Search code examples
algorithmperformancecomputational-geometry

Given two (large) sets of points, how can I efficiently find pairs that are nearest to each other?


I need to solve a computational problem that boils down to searching for reciprocally-nearest pairs of points between two sets. The problem goes something like this:

Given a set of points A and a set of points B in euclidean space, find all pairs (a,b) such that b is the closest point in B to a and a is the closest point in A to b.

The sets A and B are of approximately equal size, and we will call this size N. For my particular problem N is approximately 250,000.

The brute force solution is to compare every point against every other point, which has quadratic time complexity. Is there any more efficient algorithm for doing this?


Solution

  • A data structure I found very useful when I had to do nearest neighbour searches was a k-d-tree. Wikipedia has a nice overview and this is an excellent in-depth discussion of the algorithm if you're implementing your own (although a library may well exist already - you don't mention which language you're using). The most important thing about a kd-tree is that it allows nearest-neghbour searches to be performed in O(log N) time.

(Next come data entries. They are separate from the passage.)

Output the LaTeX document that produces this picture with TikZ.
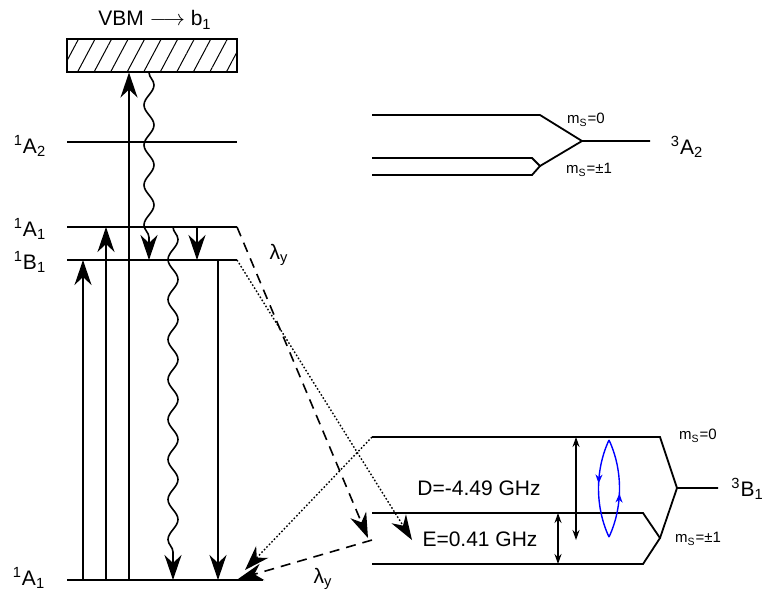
\documentclass[tikz,border=0pt]{standalone}
\usepackage{fontspec}
\setmainfont{Liberation Sans}
\usetikzlibrary{positioning,arrows.meta,patterns.meta,decorations.pathmorphing,decorations.markings}

\begin{document}
\begin{tikzpicture}[x=0.5pt,y=-0.5pt,
  every node/.style={font=\fontsize{10.5}{12}\selectfont,inner sep=1pt},
  lvl/.style={line width=0.9pt},
  vbmbox/.style={draw,line width=0.9pt,minimum width=85pt,minimum height=16.5pt,inner sep=0pt,
    pattern={Lines[angle=62,distance=7.3pt,line width=0.5pt]}},
  arr/.style={-{Stealth[length=12.5pt,width=8.5pt,inset=4pt]},line width=0.8pt},
  wavy/.style={arr,decorate,decoration={snake,amplitude=2.5pt,segment length=20pt,post length=10pt}},
  dsh/.style={arr,dash pattern=on 5pt off 3.5pt},
  dot/.style={arr,line width=0.7pt,dash pattern=on 0.8pt off 1pt},
  dim/.style={{Stealth[length=5pt,width=3.5pt]}-{Stealth[length=5pt,width=3.5pt]},line width=0.7pt},
  ms/.style={font=\fontsize{7.5}{9}\selectfont},
  spin/.style={blue,line width=0.7pt,postaction={decorate},
    decoration={markings,mark=at position 0.45 with {\arrow{Stealth[length=4.5pt,width=3.5pt]}}}}]
\useasboundingbox (0,0) rectangle (763,591);

% singlet side
\node[vbmbox] (vbm) at (152,55.5) {};
\node (vbmlab) at (155,20) {VBM $\longrightarrow$ b\textsubscript{1}};
\coordinate (a2L) at (67,142);  \coordinate (a2R) at (237,142);
\coordinate (a1L) at (67,227);  \coordinate (a1R) at (237,227);
\coordinate (b1L) at (67,260);  \coordinate (b1R) at (237,260);
\coordinate (gL)  at (67,580);  \coordinate (gR)  at (263,580);
\draw[lvl] (a2L) -- (a2R);
\draw[lvl] (a1L) -- (a1R);
\draw[lvl] (b1L) -- (b1R);
\draw[lvl] (gL) -- (gR);
\node (la2) at (30,146) {\textsuperscript{1}A\textsubscript{2}};
\node (la1) at (30,229) {\textsuperscript{1}A\textsubscript{1}};
\node (lb1) at (30,262) {\textsuperscript{1}B\textsubscript{1}};
\node (lg)  at (29,578) {\textsuperscript{1}A\textsubscript{1}};

% columns of the transitions
\coordinate (c1) at (83,0);  \coordinate (c2) at (106,0); \coordinate (c3) at (129,0);
\coordinate (c4) at (149,0); \coordinate (c5) at (173,0); \coordinate (c6) at (197,0);
\coordinate (c7) at (218,0);
\draw[arr] (c1 |- gL) -- (c1 |- b1L);
\draw[arr] (c2 |- gL) -- (c2 |- a1L);
\draw[arr] (c3 |- gL) -- (c3 |- vbm.south);
\draw[wavy] (c4 |- vbm.south) -- (c4 |- b1L);
\draw[wavy] (c5 |- a1L) -- (c5 |- gL);
\draw[arr] (c6 |- a1L) -- (c6 |- b1L);
\draw[arr] (c7 |- b1L) -- (c7 |- gL);

% triplet 3A2
\coordinate (tA0) at (372,115); \coordinate (tA0k) at (540,115);
\coordinate (tAj) at (582,141); \coordinate (tAe) at (650,141);
\coordinate (tAp) at (372,158); \coordinate (tApk) at (532,158);
\coordinate (tAm) at (372,175); \coordinate (tAmk) at (532,175);
\coordinate (tAs) at (540,166);
\draw[lvl] (tA0) -- (tA0k) -- (tAj) -- (tAe);
\draw[lvl] (tAp) -- (tApk) -- (tAs) -- (tAmk) -- (tAm);
\draw[lvl] (tAs) -- (tAj);
\node[ms] (a2m0) at (586,120) {m\textsubscript{S}=0};
\node[ms] (a2m1) at (589,170) {m\textsubscript{S}=±1};
\node (tA) at (687,147) {\textsuperscript{3}A\textsubscript{2}};

% triplet 3B1
\coordinate (tB0) at (372,437); \coordinate (tB0k) at (660,437);
\coordinate (tBj) at (677,488); \coordinate (tBe) at (718,488);
\coordinate (tBp) at (372,513); \coordinate (tBpk) at (643,513);
\coordinate (tBm) at (372,564); \coordinate (tBmk) at (643,564);
\coordinate (tBs) at (660,538);
\draw[lvl] (tB0) -- (tB0k) -- (tBj) -- (tBe);
\draw[lvl] (tBp) -- (tBpk) -- (tBs) -- (tBmk) -- (tBm);
\draw[lvl] (tBs) -- (tBj);
\node[ms] (b1m0) at (698,436) {m\textsubscript{S}=0};
\node[ms] (b1m1) at (698,539) {m\textsubscript{S}=±1};
\node[anchor=west] (tB) at (729,489) {\textsuperscript{3}B\textsubscript{1}};
\node (dlab) at (479,488) {D=-4.49 GHz};
\node (elab) at (480,539) {E=0.41 GHz};
\coordinate (dx) at (576,0); \coordinate (ex) at (558,0);
\coordinate (tBmid) at (372,540);
\draw[dim] (dx |- tB0) -- (dx |- tBmid);
\draw[dim] (ex |- tBp) -- (ex |- tBm);
\coordinate (spinT) at (609,440); \coordinate (spinB) at (609,537);
\draw[spin] (spinT) .. controls +(-14,30) and +(-14,-30) .. (spinB);
\draw[spin] (spinB) .. controls +(14,-30) and +(14,30) .. (spinT);

% intersystem crossings
\coordinate (isc1) at (368,538); \coordinate (isc2) at (412,540);
\coordinate (gT1) at (238,579);  \coordinate (gT2) at (245,570);
\draw[dsh] (a1R) -- (isc1);
\draw[dot] (b1R) -- (isc2);
\draw[dot] (tB0) -- (gT2);
\draw[dsh] (tBmid) -- (gT1);
\node (lam1) at (279,255) {λ\textsubscript{y}};
\node (lam2) at (323,579) {λ\textsubscript{y}};
\end{tikzpicture}
\end{document}
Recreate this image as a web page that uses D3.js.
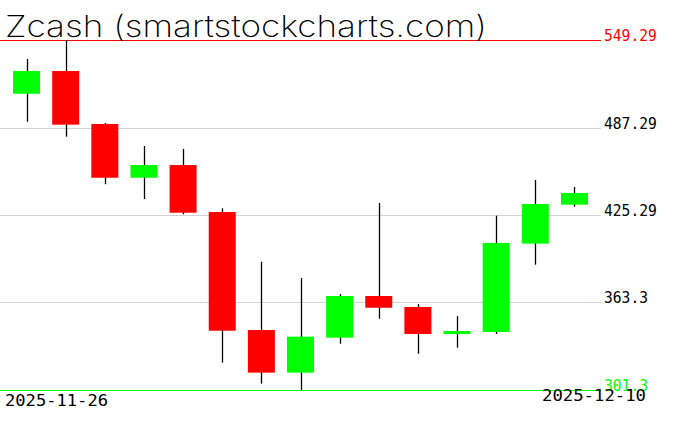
<!DOCTYPE html>
<html><head><meta charset="utf-8">
<script src="https://cdn.jsdelivr.net/npm/d3@7"></script>
<style>body{margin:0;background:#fff}svg{display:block}</style>
</head><body><svg id="c" width="676" height="431"></svg>
<script>
const dates = ["2025-11-26","2025-11-27","2025-11-28","2025-11-29","2025-11-30","2025-12-01","2025-12-02","2025-12-03","2025-12-04","2025-12-05","2025-12-06","2025-12-07","2025-12-08","2025-12-09","2025-12-10"];
const open  = [511.2,527.3,489.8,451.7,460.7,427.4,343.8,313.6,338.4,367.9,360.1,341.0,342.4,405.0,432.6];
const high  = [535.8,549.29,490.5,474.2,472.1,430.0,392.2,380.7,369.3,433.8,362.2,353.7,424.8,450.1,445.1];
const low   = [491.4,480.8,447.1,436.6,425.8,320.7,305.8,301.3,334.1,351.8,327.0,331.3,341.0,390.1,431.2];
const close = [527.3,489.3,451.7,460.7,426.9,343.3,313.6,339.1,367.9,359.6,341.0,343.1,405.5,433.1,440.9];
const tickValues = [549.29,487.29,425.29,363.3,301.3];
const tickLabels = ["549.29","487.29","425.29","363.3","301.3"];
const title = "Zcash (smartstockcharts.com)";

const svg = d3.select("#c");
const y = d3.scaleLinear().domain([301.3,549.29]).range([390,40]);
const x = d3.scaleBand().domain(dates).range([7,594]).paddingInner(0.31).paddingOuter(0.155);
const mono = "'DejaVu Sans Mono', monospace";

// grid lines
tickValues.forEach((v,i)=>{
  const col = i===0 ? "#ff0000" : (i===tickValues.length-1 ? "#00ff00" : "#d3d3d3");
  const yy = Math.round(y(v))+0.5;
  svg.append("line").attr("x1",0).attr("x2",601).attr("y1",yy).attr("y2",yy)
    .attr("stroke",col).attr("stroke-width",1);
  const tcol = i===0 ? "#ff0000" : (i===tickValues.length-1 ? "#00ff00" : "#000");
  svg.append("text").attr("x",604).attr("y",Math.round(y(v))+1)
    .attr("font-family",mono).attr("font-size",15).attr("fill",tcol)
    .attr("textLength",tickLabels[i].length*8.8).attr("lengthAdjust","spacingAndGlyphs")
    .text(tickLabels[i]);
});

const data = dates.map((d,i)=>({d,o:open[i],h:high[i],l:low[i],c:close[i]}));
const g = svg.append("g");
g.selectAll("line.w").data(data).join("line")
  .attr("x1",d=>Math.round(x(d.d)+x.bandwidth()/2)+0.5)
  .attr("x2",d=>Math.round(x(d.d)+x.bandwidth()/2)+0.5)
  .attr("y1",d=>y(d.h)).attr("y2",d=>y(d.l))
  .attr("stroke","#000").attr("stroke-width",1.3);
g.selectAll("rect").data(data).join("rect")
  .attr("x",d=>x(d.d)).attr("width",x.bandwidth())
  .attr("y",d=>y(Math.max(d.o,d.c)))
  .attr("height",d=>Math.max(1,Math.abs(y(d.o)-y(d.c))))
  .attr("fill",d=>d.c>=d.o?"#00ff00":"#ff0000");

// title
svg.append("text").attr("x",5).attr("y",37)
  .attr("font-family","Inter, 'DejaVu Sans', sans-serif").attr("font-weight",200)
  .attr("font-size",30).attr("fill","#000")
  .attr("textLength",482).attr("lengthAdjust","spacingAndGlyphs").text(title);

// date labels
svg.append("text").attr("x",5).attr("y",406)
  .attr("font-family",mono).attr("font-size",16).attr("fill","#000")
  .attr("textLength",103).attr("lengthAdjust","spacingAndGlyphs").text(dates[0]);
svg.append("text").attr("x",542).attr("y",401)
  .attr("font-family",mono).attr("font-size",16).attr("fill","#000")
  .attr("textLength",104).attr("lengthAdjust","spacingAndGlyphs").text(dates[dates.length-1]);
</script></body></html>
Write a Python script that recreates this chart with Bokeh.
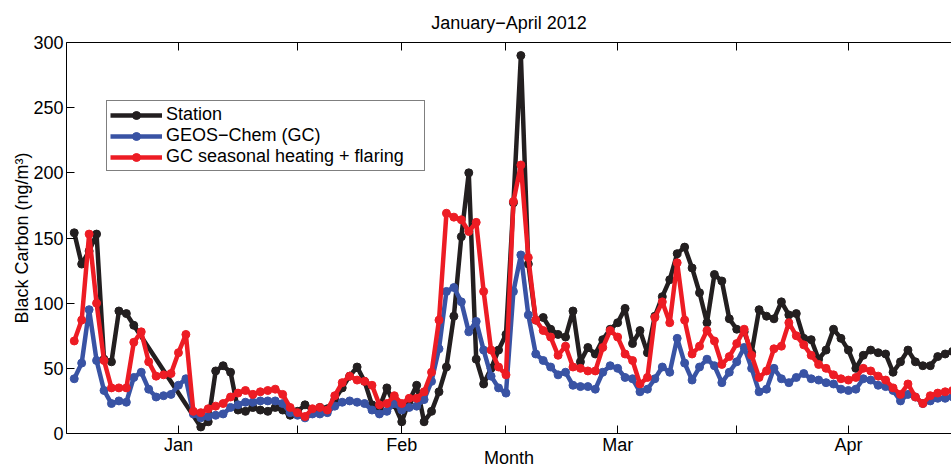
from bokeh.plotting import figure
from bokeh.models import Range1d, FixedTicker, LinearAxis, Legend, LegendItem
from bokeh.embed import file_html
from bokeh.resources import INLINE

# ---- data (day index, 1 = first day of January 2012) ----
days = list(range(1, 120))

station_days = list(range(1, 10)) + list(range(18, 120))
station = [154, 130, 140, 153, 57, 55, 94, 92, 83,
           5, 9, 48, 52, 47, 18, 17, 20, 18, 17, 20, 18, 14, 17, 22, 18, 20, 19, 26, 35, 44, 51, 40,
           22, 20, 35, 22, 9, 25, 37, 9, 17, 32, 51, 90, 151, 200, 57, 38, 50, 64, 76, 177, 290, 130,
           87, 89, 80, 76, 74, 94, 55, 66, 61, 72, 80, 85, 96, 69, 79, 62, 90, 105, 118, 138, 143,
           127, 108, 85, 122, 117, 88, 80, 78, 62, 95, 90, 88, 101, 91, 92, 73, 72, 57, 64, 80, 73,
           64, 50, 60, 64, 62, 61, 47, 55, 64, 55, 52, 52, 59, 61, 63]

geos_chem = [42, 54, 95, 56, 33, 23, 25, 24, 43, 47, 34, 28, 29, 30, 37, 42, 15, 12, 13, 14,
             15, 20, 22, 24, 24, 25, 25, 25, 23, 16, 14, 12, 15, 15, 16, 21, 24, 25, 24, 23,
             18, 15, 17, 23, 18, 20, 21, 26, 40, 65, 109, 112, 101, 78, 86, 64, 44, 35, 31, 109,
             137, 91, 61, 56, 51, 45, 47, 37, 36, 36, 34, 47, 52, 50, 43, 42, 32, 34, 42, 51,
             47, 73, 54, 41, 51, 57, 52, 39, 47, 55, 66, 50, 32, 34, 50, 42, 39, 43, 46, 42,
             41, 39, 38, 34, 33, 34, 42, 41, 37, 36, 33, 25, 30, 28, 23, 25, 27, 27, 28]

gc_heating = [71, 87, 153, 100, 56, 35, 35, 35, 70, 78, 55, 44, 45, 46, 62, 76, 17, 16, 19, 21,
              23, 28, 31, 33, 30, 32, 33, 34, 30, 20, 16, 13, 19, 20, 18, 29, 39, 44, 41, 40,
              37, 22, 23, 29, 23, 27, 27, 32, 47, 87, 169, 166, 164, 155, 162, 109, 64, 51, 45, 178,
              206, 135, 87, 79, 74, 60, 67, 51, 50, 48, 48, 66, 79, 74, 61, 56, 38, 43, 89, 101,
              85, 131, 87, 61, 67, 79, 71, 53, 59, 69, 80, 60, 43, 48, 65, 67, 85, 75, 68, 60,
              53, 50, 45, 42, 41, 43, 50, 48, 44, 41, 35, 30, 38, 28, 23, 29, 31, 32, 33]

month_ticks = [15, 31, 45, 59, 74, 90, 105]
month_labels = {15: "Jan", 31: "", 45: "Feb", 59: "", 74: "Mar", 90: "", 105: "Apr"}
y_ticks = [0, 50, 100, 150, 200, 250, 300]

series_names = ["Station", "GEOS\u2212Chem (GC)", "GC seasonal heating + flaring"]
series_colors = ["#231f20", "#3953a4", "#ed1c24"]

FONT = "Liberation Sans"

p = figure(width=951, height=470, output_backend="svg", toolbar_location=None,
           title="January\u2212April 2012",
           x_range=Range1d(-0.04, 118.85), y_range=Range1d(0, 300),
           min_border_left=66, min_border_right=0, min_border_top=42, min_border_bottom=37)
p.outline_line_color = None
p.xgrid.visible = False
p.ygrid.visible = False
p.background_fill_color = "white"

p.title.align = "center"
p.title.text_font = FONT
p.title.text_font_size = "18px"
p.title.text_font_style = "normal"
p.title.text_color = "black"
p.title.standoff = 20

# bottom axis
xa = p.xaxis[0]
xa.ticker = FixedTicker(ticks=month_ticks)
xa.major_label_overrides = month_labels
# left axis
ya = p.yaxis[0]
ya.ticker = FixedTicker(ticks=y_ticks)
# top axis (box line + inward ticks, no labels)
top = LinearAxis(ticker=FixedTicker(ticks=month_ticks), major_label_text_font_size="0px",
                 major_label_standoff=0)
p.add_layout(top, "above")

for ax in (xa, ya, top):
    ax.major_tick_in = 8
    ax.major_tick_out = 0
    ax.minor_tick_in = 0
    ax.minor_tick_out = 0
    ax.axis_line_color = "black"
    ax.axis_line_width = 1
    ax.major_tick_line_color = "black"
    ax.major_label_text_font = FONT
    ax.major_label_text_color = "black"
for ax in (xa, ya):
    ax.major_label_text_font_size = "18px"
    ax.axis_label_text_font = FONT
    ax.axis_label_text_font_size = "18px"
    ax.axis_label_text_font_style = "normal"
    ax.axis_label_text_color = "black"

ya.major_label_standoff = 3
ya.axis_label = "Black Carbon (ng/m\u00b3)"
ya.axis_label_standoff = -2
xa.major_label_standoff = 1
xa.axis_label = "Month"
xa.axis_label_standoff = -10

series = [(station_days, station), (days, geos_chem), (days, gc_heating)]
items = []
for (xs, ys), name, col in zip(series, series_names, series_colors):
    ln = p.line(xs, ys, line_color=col, line_width=4.5, line_join="round")
    sc = p.scatter(xs, ys, marker="circle", size=8, fill_color=col, line_color=col)
    items.append(LegendItem(label=name, renderers=[ln, sc]))

legend = Legend(items=items, location=(40, 262), orientation="vertical",
                label_text_font=FONT, label_text_font_size="18px", label_text_color="black",
                glyph_width=52, glyph_height=20, label_standoff=4, label_width=255,
                padding=3, spacing=0, margin=0,
                border_line_color="black", border_line_width=1,
                background_fill_color="white", background_fill_alpha=1.0)
p.add_layout(legend, "center")

open("out.html", "w").write(file_html(p, INLINE))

    In that way, you could produce two lists of - the members of A and their nearest neighbour in B and the members of B and their nearest neighbour in A - in O(N log N) time. Then, you could compare the lists to see which pairs match. Done naively, that's O(N^2), though you might be able to think of a way to do it faster.

    [edit] You've got me thinking; here's my second thought:

    for(a in A)
        b := nearest(B, a)
        if a = nearest(A, b)
            add (a, b) to results
        end if
    end for
    
    function nearest(X, y)
        return nearest member of set X to point y
    end function
    

    By my reckoning, that's O(N log N).